_INFORMATION PROVIDED_.
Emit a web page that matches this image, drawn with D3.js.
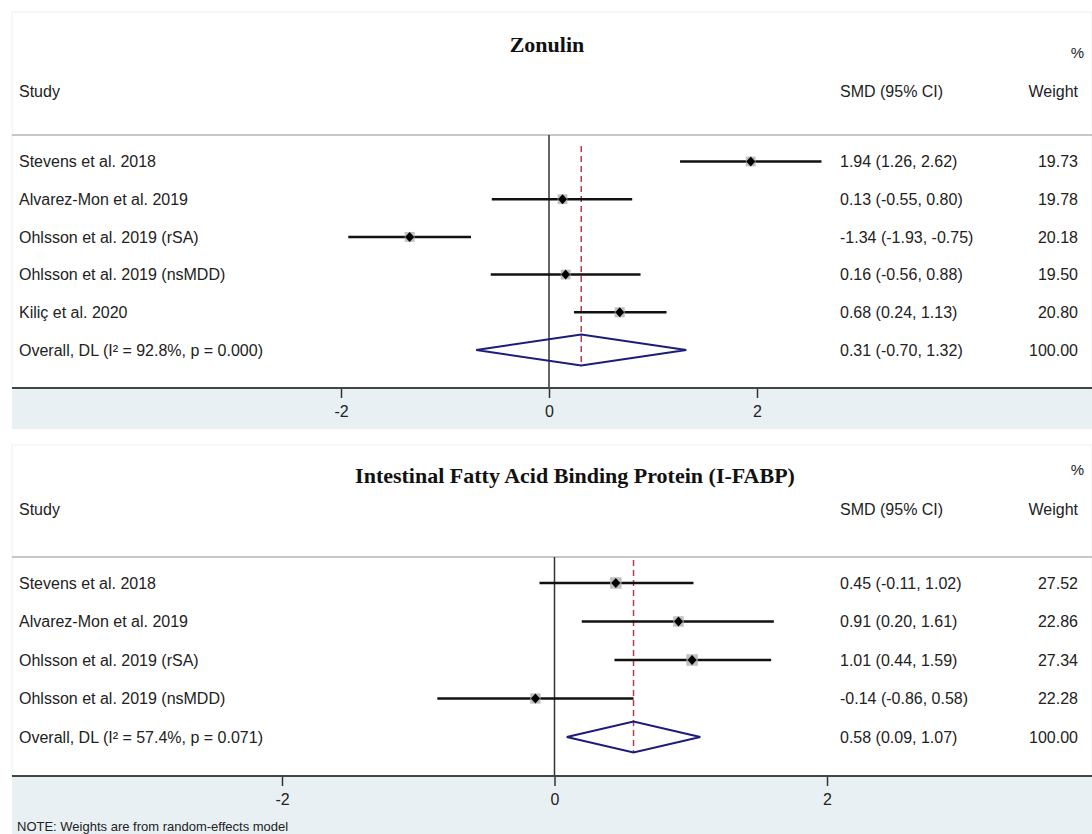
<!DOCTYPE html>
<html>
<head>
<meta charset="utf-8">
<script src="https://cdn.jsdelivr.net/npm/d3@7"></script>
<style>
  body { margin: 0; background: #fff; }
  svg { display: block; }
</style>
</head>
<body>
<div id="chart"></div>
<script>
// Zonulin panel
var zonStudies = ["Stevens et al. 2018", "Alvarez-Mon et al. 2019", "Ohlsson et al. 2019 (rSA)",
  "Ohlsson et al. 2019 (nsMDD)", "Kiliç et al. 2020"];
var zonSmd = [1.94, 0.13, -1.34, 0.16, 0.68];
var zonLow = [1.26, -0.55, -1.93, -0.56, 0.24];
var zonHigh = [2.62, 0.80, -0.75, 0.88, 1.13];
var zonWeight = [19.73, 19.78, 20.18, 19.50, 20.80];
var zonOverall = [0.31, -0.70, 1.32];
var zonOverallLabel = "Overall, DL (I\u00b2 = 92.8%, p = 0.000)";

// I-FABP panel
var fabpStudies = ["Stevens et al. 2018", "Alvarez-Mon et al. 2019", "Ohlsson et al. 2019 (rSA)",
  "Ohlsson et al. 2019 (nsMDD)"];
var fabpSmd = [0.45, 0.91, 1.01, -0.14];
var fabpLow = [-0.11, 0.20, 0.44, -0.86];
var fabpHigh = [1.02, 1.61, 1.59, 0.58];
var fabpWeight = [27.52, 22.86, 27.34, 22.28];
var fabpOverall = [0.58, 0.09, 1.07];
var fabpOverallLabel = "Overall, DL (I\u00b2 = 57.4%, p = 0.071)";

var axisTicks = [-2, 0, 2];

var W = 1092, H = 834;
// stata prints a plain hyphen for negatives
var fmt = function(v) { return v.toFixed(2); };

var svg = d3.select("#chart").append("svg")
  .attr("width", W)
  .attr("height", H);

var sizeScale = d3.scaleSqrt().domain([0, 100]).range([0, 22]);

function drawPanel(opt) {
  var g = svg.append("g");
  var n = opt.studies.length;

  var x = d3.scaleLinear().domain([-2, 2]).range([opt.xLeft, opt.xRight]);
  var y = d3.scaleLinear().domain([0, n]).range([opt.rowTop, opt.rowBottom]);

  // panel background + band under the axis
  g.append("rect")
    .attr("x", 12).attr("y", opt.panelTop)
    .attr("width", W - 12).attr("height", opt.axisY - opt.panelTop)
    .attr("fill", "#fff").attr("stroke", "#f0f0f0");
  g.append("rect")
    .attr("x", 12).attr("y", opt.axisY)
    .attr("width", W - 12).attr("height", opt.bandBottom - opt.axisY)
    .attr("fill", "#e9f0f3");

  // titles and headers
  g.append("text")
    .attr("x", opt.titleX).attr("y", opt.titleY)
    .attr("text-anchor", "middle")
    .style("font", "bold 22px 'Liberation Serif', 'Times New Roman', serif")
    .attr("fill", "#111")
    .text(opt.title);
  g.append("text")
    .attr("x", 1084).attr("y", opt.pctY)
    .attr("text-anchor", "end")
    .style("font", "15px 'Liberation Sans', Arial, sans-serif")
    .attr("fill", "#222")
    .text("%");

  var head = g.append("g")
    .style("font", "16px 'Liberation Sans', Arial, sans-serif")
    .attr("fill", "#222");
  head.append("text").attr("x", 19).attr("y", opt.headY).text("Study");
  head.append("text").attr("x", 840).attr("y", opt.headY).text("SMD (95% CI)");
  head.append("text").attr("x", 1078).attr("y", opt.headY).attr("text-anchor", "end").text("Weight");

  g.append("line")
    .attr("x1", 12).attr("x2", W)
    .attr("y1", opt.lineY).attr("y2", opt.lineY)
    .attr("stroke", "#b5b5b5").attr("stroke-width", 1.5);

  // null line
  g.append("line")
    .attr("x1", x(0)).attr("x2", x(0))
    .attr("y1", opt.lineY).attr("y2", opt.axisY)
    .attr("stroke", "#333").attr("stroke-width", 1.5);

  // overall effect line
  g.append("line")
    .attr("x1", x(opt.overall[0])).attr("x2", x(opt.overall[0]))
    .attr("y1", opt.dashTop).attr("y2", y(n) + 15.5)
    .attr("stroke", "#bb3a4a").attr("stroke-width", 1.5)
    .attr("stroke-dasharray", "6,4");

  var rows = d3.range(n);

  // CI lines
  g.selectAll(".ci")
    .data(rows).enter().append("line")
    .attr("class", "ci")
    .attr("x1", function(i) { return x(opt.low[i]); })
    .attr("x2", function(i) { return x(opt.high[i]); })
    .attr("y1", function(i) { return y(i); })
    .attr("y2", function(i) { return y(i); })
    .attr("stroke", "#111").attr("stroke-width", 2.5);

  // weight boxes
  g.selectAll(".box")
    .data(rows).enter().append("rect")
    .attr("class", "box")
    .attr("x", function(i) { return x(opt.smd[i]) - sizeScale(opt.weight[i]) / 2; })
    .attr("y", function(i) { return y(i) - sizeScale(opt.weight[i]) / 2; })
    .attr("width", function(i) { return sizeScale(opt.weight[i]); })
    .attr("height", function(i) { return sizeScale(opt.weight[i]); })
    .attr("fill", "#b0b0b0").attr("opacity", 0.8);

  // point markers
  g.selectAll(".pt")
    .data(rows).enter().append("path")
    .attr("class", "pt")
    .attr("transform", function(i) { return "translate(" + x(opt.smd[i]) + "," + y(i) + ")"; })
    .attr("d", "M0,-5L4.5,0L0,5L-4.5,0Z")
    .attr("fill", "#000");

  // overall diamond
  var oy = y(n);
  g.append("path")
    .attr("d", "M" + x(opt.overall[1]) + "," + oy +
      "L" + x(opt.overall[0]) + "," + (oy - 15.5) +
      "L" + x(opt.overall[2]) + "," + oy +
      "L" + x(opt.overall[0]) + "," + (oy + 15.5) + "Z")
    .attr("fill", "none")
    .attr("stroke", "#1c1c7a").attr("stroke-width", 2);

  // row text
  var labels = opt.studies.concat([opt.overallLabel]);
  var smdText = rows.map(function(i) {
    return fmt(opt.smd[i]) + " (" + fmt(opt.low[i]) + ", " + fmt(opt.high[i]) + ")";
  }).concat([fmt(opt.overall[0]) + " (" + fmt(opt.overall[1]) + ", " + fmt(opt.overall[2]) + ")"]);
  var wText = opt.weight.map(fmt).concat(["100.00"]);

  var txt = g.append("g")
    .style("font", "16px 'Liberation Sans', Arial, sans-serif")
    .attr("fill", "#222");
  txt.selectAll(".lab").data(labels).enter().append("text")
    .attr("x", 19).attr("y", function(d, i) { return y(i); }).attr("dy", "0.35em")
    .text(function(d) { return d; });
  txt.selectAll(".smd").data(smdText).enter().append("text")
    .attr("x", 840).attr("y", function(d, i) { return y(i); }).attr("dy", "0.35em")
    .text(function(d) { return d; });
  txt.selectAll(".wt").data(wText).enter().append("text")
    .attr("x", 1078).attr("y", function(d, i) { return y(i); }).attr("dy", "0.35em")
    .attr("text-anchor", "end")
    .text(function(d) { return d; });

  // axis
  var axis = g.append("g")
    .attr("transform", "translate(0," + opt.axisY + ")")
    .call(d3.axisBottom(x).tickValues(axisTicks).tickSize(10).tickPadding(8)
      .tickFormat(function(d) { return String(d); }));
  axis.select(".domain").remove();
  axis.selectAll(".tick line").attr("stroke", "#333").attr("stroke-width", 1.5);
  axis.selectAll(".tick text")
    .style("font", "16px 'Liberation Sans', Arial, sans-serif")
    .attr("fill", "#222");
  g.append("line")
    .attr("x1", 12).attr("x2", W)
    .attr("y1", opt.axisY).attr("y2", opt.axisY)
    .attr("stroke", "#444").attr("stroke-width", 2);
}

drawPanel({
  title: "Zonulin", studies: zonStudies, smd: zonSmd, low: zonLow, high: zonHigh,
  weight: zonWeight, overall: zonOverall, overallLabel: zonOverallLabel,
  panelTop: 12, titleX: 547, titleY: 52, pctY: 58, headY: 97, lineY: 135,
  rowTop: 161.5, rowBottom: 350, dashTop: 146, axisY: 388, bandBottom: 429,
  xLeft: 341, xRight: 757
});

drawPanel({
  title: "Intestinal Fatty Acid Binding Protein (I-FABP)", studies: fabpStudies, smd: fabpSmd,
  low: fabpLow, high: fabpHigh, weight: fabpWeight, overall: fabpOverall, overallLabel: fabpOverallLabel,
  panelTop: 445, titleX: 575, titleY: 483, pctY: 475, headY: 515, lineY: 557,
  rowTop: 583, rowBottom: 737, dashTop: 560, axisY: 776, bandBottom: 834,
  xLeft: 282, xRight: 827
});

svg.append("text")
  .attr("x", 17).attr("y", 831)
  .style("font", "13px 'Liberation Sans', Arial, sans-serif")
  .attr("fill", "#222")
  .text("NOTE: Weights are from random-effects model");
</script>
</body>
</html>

_INSTRUCTIONS FOR THE TASK_. Only the lines from the top of the data through the line with "var n = opt.studies.length;" should be quoted, exactly and with both ends kept; skip the pictures.

_OUTPUT BELOW_.
Emit a web page that matches this image, drawn with D3.js.
<!DOCTYPE html>
<html>
<head>
<meta charset="utf-8">
<script src="https://cdn.jsdelivr.net/npm/d3@7"></script>
<style>
  body { margin: 0; background: #fff; }
  svg { display: block; }
</style>
</head>
<body>
<div id="chart"></div>
<script>
// Zonulin panel
var zonStudies = ["Stevens et al. 2018", "Alvarez-Mon et al. 2019", "Ohlsson et al. 2019 (rSA)",
  "Ohlsson et al. 2019 (nsMDD)", "Kiliç et al. 2020"];
var zonSmd = [1.94, 0.13, -1.34, 0.16, 0.68];
var zonLow = [1.26, -0.55, -1.93, -0.56, 0.24];
var zonHigh = [2.62, 0.80, -0.75, 0.88, 1.13];
var zonWeight = [19.73, 19.78, 20.18, 19.50, 20.80];
var zonOverall = [0.31, -0.70, 1.32];
var zonOverallLabel = "Overall, DL (I\u00b2 = 92.8%, p = 0.000)";

// I-FABP panel
var fabpStudies = ["Stevens et al. 2018", "Alvarez-Mon et al. 2019", "Ohlsson et al. 2019 (rSA)",
  "Ohlsson et al. 2019 (nsMDD)"];
var fabpSmd = [0.45, 0.91, 1.01, -0.14];
var fabpLow = [-0.11, 0.20, 0.44, -0.86];
var fabpHigh = [1.02, 1.61, 1.59, 0.58];
var fabpWeight = [27.52, 22.86, 27.34, 22.28];
var fabpOverall = [0.58, 0.09, 1.07];
var fabpOverallLabel = "Overall, DL (I\u00b2 = 57.4%, p = 0.071)";

var axisTicks = [-2, 0, 2];

var W = 1092, H = 834;
// stata prints a plain hyphen for negatives
var fmt = function(v) { return v.toFixed(2); };

var svg = d3.select("#chart").append("svg")
  .attr("width", W)
  .attr("height", H);

var sizeScale = d3.scaleSqrt().domain([0, 100]).range([0, 22]);

function drawPanel(opt) {
  var g = svg.append("g");
  var n = opt.studies.length;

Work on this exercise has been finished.